[Recorded data]
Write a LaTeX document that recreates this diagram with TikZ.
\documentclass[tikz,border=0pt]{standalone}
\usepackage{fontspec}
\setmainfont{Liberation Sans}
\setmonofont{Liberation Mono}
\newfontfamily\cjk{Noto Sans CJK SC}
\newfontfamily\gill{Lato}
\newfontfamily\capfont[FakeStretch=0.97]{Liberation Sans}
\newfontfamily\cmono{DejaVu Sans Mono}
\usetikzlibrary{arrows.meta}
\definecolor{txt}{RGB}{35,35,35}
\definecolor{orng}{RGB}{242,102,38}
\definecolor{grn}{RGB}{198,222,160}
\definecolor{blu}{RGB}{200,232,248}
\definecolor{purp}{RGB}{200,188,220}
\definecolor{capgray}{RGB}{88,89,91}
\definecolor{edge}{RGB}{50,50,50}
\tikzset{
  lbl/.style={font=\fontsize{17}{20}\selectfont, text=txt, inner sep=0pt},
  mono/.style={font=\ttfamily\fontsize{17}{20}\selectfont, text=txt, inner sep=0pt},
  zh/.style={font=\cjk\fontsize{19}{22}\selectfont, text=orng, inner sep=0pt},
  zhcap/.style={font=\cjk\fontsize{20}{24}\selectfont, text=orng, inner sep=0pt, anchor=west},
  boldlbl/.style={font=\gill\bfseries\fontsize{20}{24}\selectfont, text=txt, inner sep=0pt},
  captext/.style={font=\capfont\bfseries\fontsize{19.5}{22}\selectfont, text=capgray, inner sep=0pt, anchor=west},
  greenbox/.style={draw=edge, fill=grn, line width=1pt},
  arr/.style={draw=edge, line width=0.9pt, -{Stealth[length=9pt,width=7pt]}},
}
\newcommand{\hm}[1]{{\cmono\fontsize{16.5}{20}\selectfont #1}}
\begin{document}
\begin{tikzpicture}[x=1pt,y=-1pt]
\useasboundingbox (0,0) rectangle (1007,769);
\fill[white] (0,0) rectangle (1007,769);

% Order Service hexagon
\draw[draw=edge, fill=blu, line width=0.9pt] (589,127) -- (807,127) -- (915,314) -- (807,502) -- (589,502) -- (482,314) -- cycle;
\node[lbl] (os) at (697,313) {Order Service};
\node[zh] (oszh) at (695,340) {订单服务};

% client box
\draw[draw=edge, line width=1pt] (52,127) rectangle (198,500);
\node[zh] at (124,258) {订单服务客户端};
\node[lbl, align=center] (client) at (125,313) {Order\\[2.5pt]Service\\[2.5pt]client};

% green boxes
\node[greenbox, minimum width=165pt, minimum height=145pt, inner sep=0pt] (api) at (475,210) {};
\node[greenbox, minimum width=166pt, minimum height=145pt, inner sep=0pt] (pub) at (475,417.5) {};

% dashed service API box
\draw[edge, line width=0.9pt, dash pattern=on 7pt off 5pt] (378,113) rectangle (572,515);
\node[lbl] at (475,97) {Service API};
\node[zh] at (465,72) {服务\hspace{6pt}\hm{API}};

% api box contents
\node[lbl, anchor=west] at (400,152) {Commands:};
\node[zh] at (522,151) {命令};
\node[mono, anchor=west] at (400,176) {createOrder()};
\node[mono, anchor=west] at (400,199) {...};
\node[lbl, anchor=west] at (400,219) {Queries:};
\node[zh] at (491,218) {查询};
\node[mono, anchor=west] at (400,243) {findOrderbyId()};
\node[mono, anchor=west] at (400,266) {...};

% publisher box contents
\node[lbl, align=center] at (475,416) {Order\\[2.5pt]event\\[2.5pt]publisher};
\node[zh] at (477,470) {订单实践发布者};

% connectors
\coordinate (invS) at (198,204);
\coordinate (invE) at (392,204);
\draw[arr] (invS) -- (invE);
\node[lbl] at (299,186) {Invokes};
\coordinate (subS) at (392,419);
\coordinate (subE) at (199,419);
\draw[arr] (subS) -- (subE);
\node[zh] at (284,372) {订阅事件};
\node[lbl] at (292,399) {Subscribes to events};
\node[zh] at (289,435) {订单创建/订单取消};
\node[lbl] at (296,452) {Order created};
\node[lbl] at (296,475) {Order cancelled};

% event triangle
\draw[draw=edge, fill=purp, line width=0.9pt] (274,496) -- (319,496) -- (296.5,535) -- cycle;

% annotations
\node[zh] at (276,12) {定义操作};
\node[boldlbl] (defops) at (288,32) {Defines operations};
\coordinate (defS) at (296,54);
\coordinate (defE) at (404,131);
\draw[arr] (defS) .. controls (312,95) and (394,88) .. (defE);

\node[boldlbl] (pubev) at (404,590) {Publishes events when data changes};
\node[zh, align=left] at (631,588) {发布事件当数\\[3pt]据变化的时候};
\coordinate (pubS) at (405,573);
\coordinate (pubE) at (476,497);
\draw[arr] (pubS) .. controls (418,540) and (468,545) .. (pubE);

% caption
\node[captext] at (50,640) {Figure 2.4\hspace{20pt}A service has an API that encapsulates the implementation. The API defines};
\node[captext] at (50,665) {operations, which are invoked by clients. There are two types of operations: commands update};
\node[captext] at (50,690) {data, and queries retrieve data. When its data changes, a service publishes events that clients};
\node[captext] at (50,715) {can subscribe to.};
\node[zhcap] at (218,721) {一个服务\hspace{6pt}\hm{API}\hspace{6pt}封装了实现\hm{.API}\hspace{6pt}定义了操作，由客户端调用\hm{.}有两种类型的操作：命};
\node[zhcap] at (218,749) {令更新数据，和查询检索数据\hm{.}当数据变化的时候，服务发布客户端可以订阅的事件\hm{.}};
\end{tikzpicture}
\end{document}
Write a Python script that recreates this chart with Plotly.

[What to do] Extract all of the material exactly as it is written.

[Task solution]
Write a LaTeX document that recreates this diagram with TikZ.
\documentclass[tikz,border=0pt]{standalone}
\usepackage{fontspec}
\setmainfont{Liberation Sans}
\setmonofont{Liberation Mono}
\newfontfamily\cjk{Noto Sans CJK SC}
\newfontfamily\gill{Lato}
\newfontfamily\capfont[FakeStretch=0.97]{Liberation Sans}
\newfontfamily\cmono{DejaVu Sans Mono}
\usetikzlibrary{arrows.meta}
\definecolor{txt}{RGB}{35,35,35}
\definecolor{orng}{RGB}{242,102,38}
\definecolor{grn}{RGB}{198,222,160}
\definecolor{blu}{RGB}{200,232,248}
\definecolor{purp}{RGB}{200,188,220}
\definecolor{capgray}{RGB}{88,89,91}
\definecolor{edge}{RGB}{50,50,50}
\tikzset{
  lbl/.style={font=\fontsize{17}{20}\selectfont, text=txt, inner sep=0pt},
  mono/.style={font=\ttfamily\fontsize{17}{20}\selectfont, text=txt, inner sep=0pt},
  zh/.style={font=\cjk\fontsize{19}{22}\selectfont, text=orng, inner sep=0pt},
  zhcap/.style={font=\cjk\fontsize{20}{24}\selectfont, text=orng, inner sep=0pt, anchor=west},
  boldlbl/.style={font=\gill\bfseries\fontsize{20}{24}\selectfont, text=txt, inner sep=0pt},
  captext/.style={font=\capfont\bfseries\fontsize{19.5}{22}\selectfont, text=capgray, inner sep=0pt, anchor=west},
  greenbox/.style={draw=edge, fill=grn, line width=1pt},
  arr/.style={draw=edge, line width=0.9pt, -{Stealth[length=9pt,width=7pt]}},
}
\newcommand{\hm}[1]{{\cmono\fontsize{16.5}{20}\selectfont #1}}
\begin{document}
\begin{tikzpicture}[x=1pt,y=-1pt]
\useasboundingbox (0,0) rectangle (1007,769);
\fill[white] (0,0) rectangle (1007,769);

% Order Service hexagon
\draw[draw=edge, fill=blu, line width=0.9pt] (589,127) -- (807,127) -- (915,314) -- (807,502) -- (589,502) -- (482,314) -- cycle;
\node[lbl] (os) at (697,313) {Order Service};
\node[zh] (oszh) at (695,340) {订单服务};

% client box
\draw[draw=edge, line width=1pt] (52,127) rectangle (198,500);
\node[zh] at (124,258) {订单服务客户端};
\node[lbl, align=center] (client) at (125,313) {Order\\[2.5pt]Service\\[2.5pt]client};

% green boxes
\node[greenbox, minimum width=165pt, minimum height=145pt, inner sep=0pt] (api) at (475,210) {};
\node[greenbox, minimum width=166pt, minimum height=145pt, inner sep=0pt] (pub) at (475,417.5) {};

% dashed service API box
\draw[edge, line width=0.9pt, dash pattern=on 7pt off 5pt] (378,113) rectangle (572,515);
\node[lbl] at (475,97) {Service API};
\node[zh] at (465,72) {服务\hspace{6pt}\hm{API}};

% api box contents
\node[lbl, anchor=west] at (400,152) {Commands:};
\node[zh] at (522,151) {命令};
\node[mono, anchor=west] at (400,176) {createOrder()};
\node[mono, anchor=west] at (400,199) {...};
\node[lbl, anchor=west] at (400,219) {Queries:};
\node[zh] at (491,218) {查询};
\node[mono, anchor=west] at (400,243) {findOrderbyId()};
\node[mono, anchor=west] at (400,266) {...};

% publisher box contents
\node[lbl, align=center] at (475,416) {Order\\[2.5pt]event\\[2.5pt]publisher};
\node[zh] at (477,470) {订单实践发布者};

% connectors
\coordinate (invS) at (198,204);
\coordinate (invE) at (392,204);
\draw[arr] (invS) -- (invE);
\node[lbl] at (299,186) {Invokes};
\coordinate (subS) at (392,419);
\coordinate (subE) at (199,419);
\draw[arr] (subS) -- (subE);
\node[zh] at (284,372) {订阅事件};
\node[lbl] at (292,399) {Subscribes to events};
\node[zh] at (289,435) {订单创建/订单取消};
\node[lbl] at (296,452) {Order created};
\node[lbl] at (296,475) {Order cancelled};

% event triangle
\draw[draw=edge, fill=purp, line width=0.9pt] (274,496) -- (319,496) -- (296.5,535) -- cycle;

% annotations
\node[zh] at (276,12) {定义操作};
\node[boldlbl] (defops) at (288,32) {Defines operations};
\coordinate (defS) at (296,54);
\coordinate (defE) at (404,131);
\draw[arr] (defS) .. controls (312,95) and (394,88) .. (defE);

\node[boldlbl] (pubev) at (404,590) {Publishes events when data changes};
\node[zh, align=left] at (631,588) {发布事件当数\\[3pt]据变化的时候};
\coordinate (pubS) at (405,573);
\coordinate (pubE) at (476,497);
\draw[arr] (pubS) .. controls (418,540) and (468,545) .. (pubE);

% caption
\node[captext] at (50,640) {Figure 2.4\hspace{20pt}A service has an API that encapsulates the implementation. The API defines};
\node[captext] at (50,665) {operations, which are invoked by clients. There are two types of operations: commands update};
\node[captext] at (50,690) {data, and queries retrieve data. When its data changes, a service publishes events that clients};
\node[captext] at (50,715) {can subscribe to.};
\node[zhcap] at (218,721) {一个服务\hspace{6pt}\hm{API}\hspace{6pt}封装了实现\hm{.API}\hspace{6pt}定义了操作，由客户端调用\hm{.}有两种类型的操作：命};
\node[zhcap] at (218,749) {令更新数据，和查询检索数据\hm{.}当数据变化的时候，服务发布客户端可以订阅的事件\hm{.}};
\end{tikzpicture}
\end{document}
Write a Python script that recreates this chart with Plotly.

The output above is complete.